WHAT IS ASKED: Find the lines below that contain the string "chart". Copy each one.
[START OF RECORDS SUPPLIED]
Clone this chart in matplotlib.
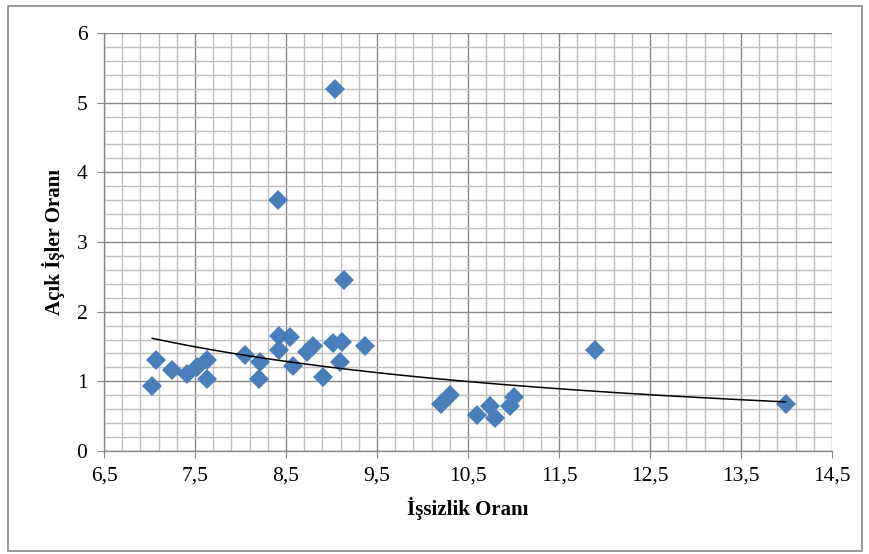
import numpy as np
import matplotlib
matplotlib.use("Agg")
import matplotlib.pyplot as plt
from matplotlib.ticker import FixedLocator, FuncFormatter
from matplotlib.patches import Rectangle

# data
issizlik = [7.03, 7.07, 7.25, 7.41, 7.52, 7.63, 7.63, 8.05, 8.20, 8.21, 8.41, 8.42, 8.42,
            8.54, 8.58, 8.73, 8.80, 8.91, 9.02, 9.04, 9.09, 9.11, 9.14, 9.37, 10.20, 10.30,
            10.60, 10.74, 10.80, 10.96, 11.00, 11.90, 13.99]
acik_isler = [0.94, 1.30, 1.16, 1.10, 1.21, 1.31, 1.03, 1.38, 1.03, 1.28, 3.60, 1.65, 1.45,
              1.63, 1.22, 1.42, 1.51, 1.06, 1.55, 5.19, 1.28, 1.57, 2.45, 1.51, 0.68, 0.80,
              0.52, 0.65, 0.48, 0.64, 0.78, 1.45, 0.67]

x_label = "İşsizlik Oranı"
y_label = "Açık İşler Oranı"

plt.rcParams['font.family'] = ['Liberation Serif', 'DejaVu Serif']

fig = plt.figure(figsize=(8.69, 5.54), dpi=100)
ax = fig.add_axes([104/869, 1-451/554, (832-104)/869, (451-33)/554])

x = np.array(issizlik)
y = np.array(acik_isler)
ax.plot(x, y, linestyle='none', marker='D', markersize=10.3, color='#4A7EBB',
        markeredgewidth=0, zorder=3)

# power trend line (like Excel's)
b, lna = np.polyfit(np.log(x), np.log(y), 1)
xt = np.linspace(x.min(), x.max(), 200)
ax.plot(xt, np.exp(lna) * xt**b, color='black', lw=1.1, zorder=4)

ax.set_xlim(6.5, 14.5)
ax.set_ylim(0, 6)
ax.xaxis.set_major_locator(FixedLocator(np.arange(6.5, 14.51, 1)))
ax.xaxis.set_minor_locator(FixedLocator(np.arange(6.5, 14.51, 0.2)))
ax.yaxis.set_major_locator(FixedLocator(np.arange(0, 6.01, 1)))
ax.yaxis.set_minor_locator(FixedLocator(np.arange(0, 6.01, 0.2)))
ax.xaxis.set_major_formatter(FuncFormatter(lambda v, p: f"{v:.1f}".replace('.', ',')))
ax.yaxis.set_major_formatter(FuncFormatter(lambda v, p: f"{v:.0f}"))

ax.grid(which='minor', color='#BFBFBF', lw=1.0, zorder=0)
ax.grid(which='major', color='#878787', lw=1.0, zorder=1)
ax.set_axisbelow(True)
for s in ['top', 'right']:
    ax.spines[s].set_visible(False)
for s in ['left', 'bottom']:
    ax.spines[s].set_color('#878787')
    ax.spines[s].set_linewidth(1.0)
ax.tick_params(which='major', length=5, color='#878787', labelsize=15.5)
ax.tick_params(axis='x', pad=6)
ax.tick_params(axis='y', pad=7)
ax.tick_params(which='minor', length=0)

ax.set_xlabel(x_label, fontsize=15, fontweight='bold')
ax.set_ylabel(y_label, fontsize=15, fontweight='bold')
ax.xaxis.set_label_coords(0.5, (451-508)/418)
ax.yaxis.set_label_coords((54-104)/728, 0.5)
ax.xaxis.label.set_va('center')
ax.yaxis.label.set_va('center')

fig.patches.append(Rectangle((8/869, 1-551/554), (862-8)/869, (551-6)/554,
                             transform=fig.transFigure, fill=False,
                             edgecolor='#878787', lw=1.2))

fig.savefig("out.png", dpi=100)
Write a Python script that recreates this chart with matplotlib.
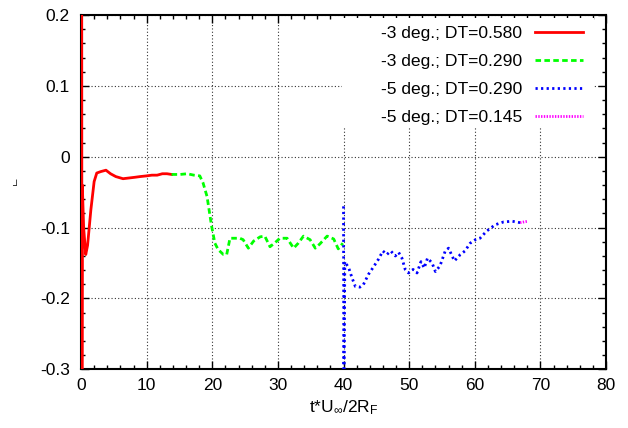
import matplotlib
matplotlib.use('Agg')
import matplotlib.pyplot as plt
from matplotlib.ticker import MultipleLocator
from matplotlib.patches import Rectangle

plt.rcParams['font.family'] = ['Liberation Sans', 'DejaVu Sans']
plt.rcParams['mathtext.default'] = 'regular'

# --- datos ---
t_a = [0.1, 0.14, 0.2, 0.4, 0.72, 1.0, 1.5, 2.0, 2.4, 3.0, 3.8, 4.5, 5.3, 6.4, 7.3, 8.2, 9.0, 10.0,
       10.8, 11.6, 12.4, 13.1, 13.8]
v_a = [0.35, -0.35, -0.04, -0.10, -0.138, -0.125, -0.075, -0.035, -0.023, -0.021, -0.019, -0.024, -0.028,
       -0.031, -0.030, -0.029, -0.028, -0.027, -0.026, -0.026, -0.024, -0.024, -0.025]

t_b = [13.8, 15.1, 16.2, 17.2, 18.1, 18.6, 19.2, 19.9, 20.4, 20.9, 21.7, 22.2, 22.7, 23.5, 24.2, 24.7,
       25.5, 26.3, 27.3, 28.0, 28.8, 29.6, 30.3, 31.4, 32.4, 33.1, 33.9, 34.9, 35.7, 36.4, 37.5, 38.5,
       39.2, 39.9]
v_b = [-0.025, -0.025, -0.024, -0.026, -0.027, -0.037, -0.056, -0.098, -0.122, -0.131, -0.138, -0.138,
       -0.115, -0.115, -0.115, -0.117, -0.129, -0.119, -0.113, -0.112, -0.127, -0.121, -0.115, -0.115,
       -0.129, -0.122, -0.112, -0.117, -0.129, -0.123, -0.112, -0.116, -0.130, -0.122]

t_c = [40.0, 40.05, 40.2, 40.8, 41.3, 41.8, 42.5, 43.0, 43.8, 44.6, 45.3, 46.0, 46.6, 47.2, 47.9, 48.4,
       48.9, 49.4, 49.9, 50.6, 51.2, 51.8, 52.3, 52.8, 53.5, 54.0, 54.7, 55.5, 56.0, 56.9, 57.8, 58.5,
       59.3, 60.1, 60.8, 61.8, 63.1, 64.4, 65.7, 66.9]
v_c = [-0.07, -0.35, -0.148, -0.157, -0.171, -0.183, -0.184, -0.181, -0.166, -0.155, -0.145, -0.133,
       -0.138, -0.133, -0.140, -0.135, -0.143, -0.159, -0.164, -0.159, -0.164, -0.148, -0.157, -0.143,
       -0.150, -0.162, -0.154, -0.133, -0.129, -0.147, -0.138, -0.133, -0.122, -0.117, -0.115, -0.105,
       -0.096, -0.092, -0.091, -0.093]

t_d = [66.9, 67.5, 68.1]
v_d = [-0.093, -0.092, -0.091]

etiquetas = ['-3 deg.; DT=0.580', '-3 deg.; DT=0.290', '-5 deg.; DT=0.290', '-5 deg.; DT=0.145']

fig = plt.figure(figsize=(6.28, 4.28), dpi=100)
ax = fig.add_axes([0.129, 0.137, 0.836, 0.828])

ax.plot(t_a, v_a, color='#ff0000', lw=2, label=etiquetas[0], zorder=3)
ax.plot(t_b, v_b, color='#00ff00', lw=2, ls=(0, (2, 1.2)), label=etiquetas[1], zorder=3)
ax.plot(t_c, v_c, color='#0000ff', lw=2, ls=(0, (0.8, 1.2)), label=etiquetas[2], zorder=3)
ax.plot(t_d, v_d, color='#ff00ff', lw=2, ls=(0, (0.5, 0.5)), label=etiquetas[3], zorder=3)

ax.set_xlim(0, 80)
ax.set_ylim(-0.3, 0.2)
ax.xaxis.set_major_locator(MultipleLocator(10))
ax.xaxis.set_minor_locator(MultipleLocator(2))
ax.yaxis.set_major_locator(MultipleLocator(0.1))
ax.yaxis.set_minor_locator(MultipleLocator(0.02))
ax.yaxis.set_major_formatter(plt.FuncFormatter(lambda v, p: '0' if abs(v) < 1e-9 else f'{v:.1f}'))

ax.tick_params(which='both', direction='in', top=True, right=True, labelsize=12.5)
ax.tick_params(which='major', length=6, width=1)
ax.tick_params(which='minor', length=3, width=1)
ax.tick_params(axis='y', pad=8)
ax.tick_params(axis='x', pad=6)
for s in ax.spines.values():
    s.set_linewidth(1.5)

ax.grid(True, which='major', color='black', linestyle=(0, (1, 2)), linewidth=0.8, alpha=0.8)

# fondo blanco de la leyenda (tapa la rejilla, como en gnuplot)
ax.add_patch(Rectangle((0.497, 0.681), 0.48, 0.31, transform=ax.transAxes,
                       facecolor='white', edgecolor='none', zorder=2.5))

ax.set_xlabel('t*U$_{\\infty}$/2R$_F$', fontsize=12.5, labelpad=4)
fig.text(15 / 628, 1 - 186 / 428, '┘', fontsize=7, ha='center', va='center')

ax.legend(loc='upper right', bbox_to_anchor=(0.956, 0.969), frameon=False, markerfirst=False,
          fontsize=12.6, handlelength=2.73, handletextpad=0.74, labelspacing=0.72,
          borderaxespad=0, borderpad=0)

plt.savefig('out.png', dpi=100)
[END OF RECORDS SUPPLIED]
RESULT OF THIS EXERCISE:
Clone this chart in matplotlib.
Write a Python script that recreates this chart with matplotlib.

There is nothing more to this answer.